*To be done:* Repeat the data below exactly, dropping any pictures it holds.

*Given records:*
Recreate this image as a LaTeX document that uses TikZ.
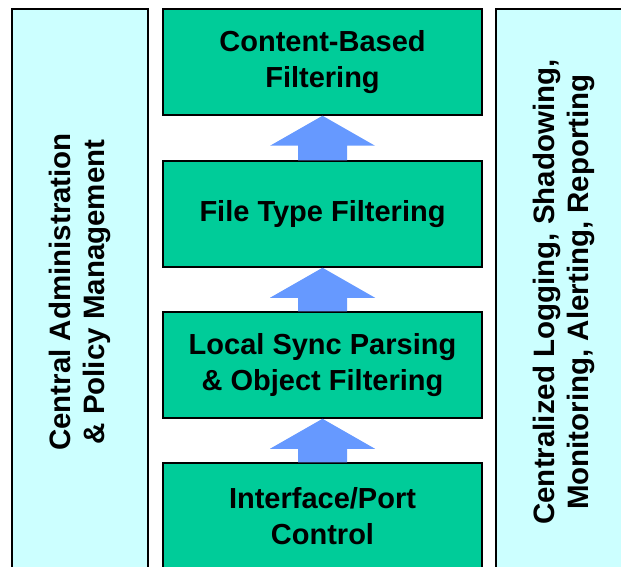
\documentclass[tikz,border=0pt]{standalone}
\usepackage{fontspec}
\setmainfont{Liberation Sans}
\usepackage{tikz}
\usetikzlibrary{calc}
\usepackage{xcolor}
\definecolor{stagegreen}{HTML}{00CC99}
\definecolor{panelcyan}{HTML}{CCFFFF}
\definecolor{flowblue}{HTML}{6699FF}

\begin{document}
\begin{tikzpicture}[x=1pt, y=-1pt,
  stage/.style={rectangle, draw=black, line width=1.5pt, fill=stagegreen,
                minimum width=319pt, minimum height=106pt, align=center,
                font=\bfseries\fontsize{29}{36}\selectfont},
  panel/.style={rectangle, draw=black, line width=1.5pt, fill=panelcyan,
                minimum width=566pt, minimum height=136pt, align=center,
                rotate=90, font=\bfseries\fontsize{29.5}{34}\selectfont},
  flow/.style={fill=flowblue}
]
  \clip (0,0) rectangle (621,567);

  \node[panel] (admin) at (80,292)  {Central Administration\\\& Policy Management};
  \node[panel] (logs)  at (564,292) {Centralized Logging, Shadowing,\\Monitoring, Alerting, Reporting};

  \node[stage] (content) at (322.5,62)  {Content-Based\\Filtering};
  \node[stage] (ftype)   at (322.5,214) {File Type Filtering};
  \node[stage] (sync)    at (322.5,365) {Local Sync Parsing\\\& Object Filtering};
  \node[stage] (iface)   at (322.5,516) {Interface/Port\\Control};

  % block arrows between the stages
  \foreach \lo/\up in {iface/sync, sync/ftype, ftype/content}
    \fill[flow] ($(\lo.north)+(-24.5,0)$) -- ($(\up.south)+(-24.5,30)$)
      -- ($(\up.south)+(-52.5,30)$) -- (\up.south) -- ($(\up.south)+(52.5,30)$)
      -- ($(\up.south)+(24.5,30)$) -- ($(\lo.north)+(24.5,0)$) -- cycle;
\end{tikzpicture}
\end{document}
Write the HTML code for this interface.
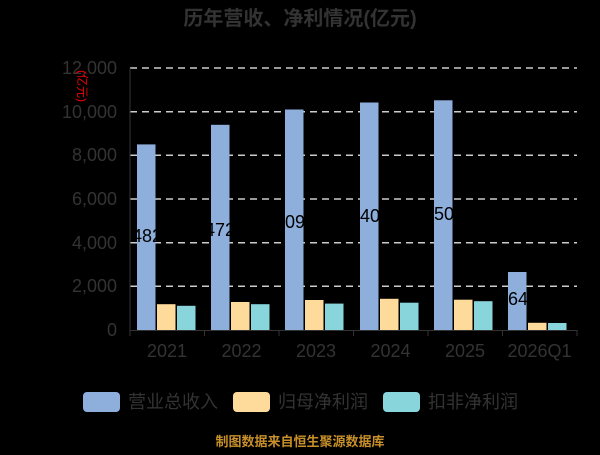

*Final result:*
Recreate this image as a LaTeX document that uses TikZ.
\documentclass[tikz,border=0pt]{standalone}
\usepackage{fontspec}
\setmainfont{Liberation Sans}
\usepackage{tikz}
\usetikzlibrary{calc}
\usepackage{xcolor}
\definecolor{stagegreen}{HTML}{00CC99}
\definecolor{panelcyan}{HTML}{CCFFFF}
\definecolor{flowblue}{HTML}{6699FF}

\begin{document}
\begin{tikzpicture}[x=1pt, y=-1pt,
  stage/.style={rectangle, draw=black, line width=1.5pt, fill=stagegreen,
                minimum width=319pt, minimum height=106pt, align=center,
                font=\bfseries\fontsize{29}{36}\selectfont},
  panel/.style={rectangle, draw=black, line width=1.5pt, fill=panelcyan,
                minimum width=566pt, minimum height=136pt, align=center,
                rotate=90, font=\bfseries\fontsize{29.5}{34}\selectfont},
  flow/.style={fill=flowblue}
]
  \clip (0,0) rectangle (621,567);

  \node[panel] (admin) at (80,292)  {Central Administration\\\& Policy Management};
  \node[panel] (logs)  at (564,292) {Centralized Logging, Shadowing,\\Monitoring, Alerting, Reporting};

  \node[stage] (content) at (322.5,62)  {Content-Based\\Filtering};
  \node[stage] (ftype)   at (322.5,214) {File Type Filtering};
  \node[stage] (sync)    at (322.5,365) {Local Sync Parsing\\\& Object Filtering};
  \node[stage] (iface)   at (322.5,516) {Interface/Port\\Control};

  % block arrows between the stages
  \foreach \lo/\up in {iface/sync, sync/ftype, ftype/content}
    \fill[flow] ($(\lo.north)+(-24.5,0)$) -- ($(\up.south)+(-24.5,30)$)
      -- ($(\up.south)+(-52.5,30)$) -- (\up.south) -- ($(\up.south)+(52.5,30)$)
      -- ($(\up.south)+(24.5,30)$) -- ($(\lo.north)+(24.5,0)$) -- cycle;
\end{tikzpicture}
\end{document}
Write the HTML code for this interface.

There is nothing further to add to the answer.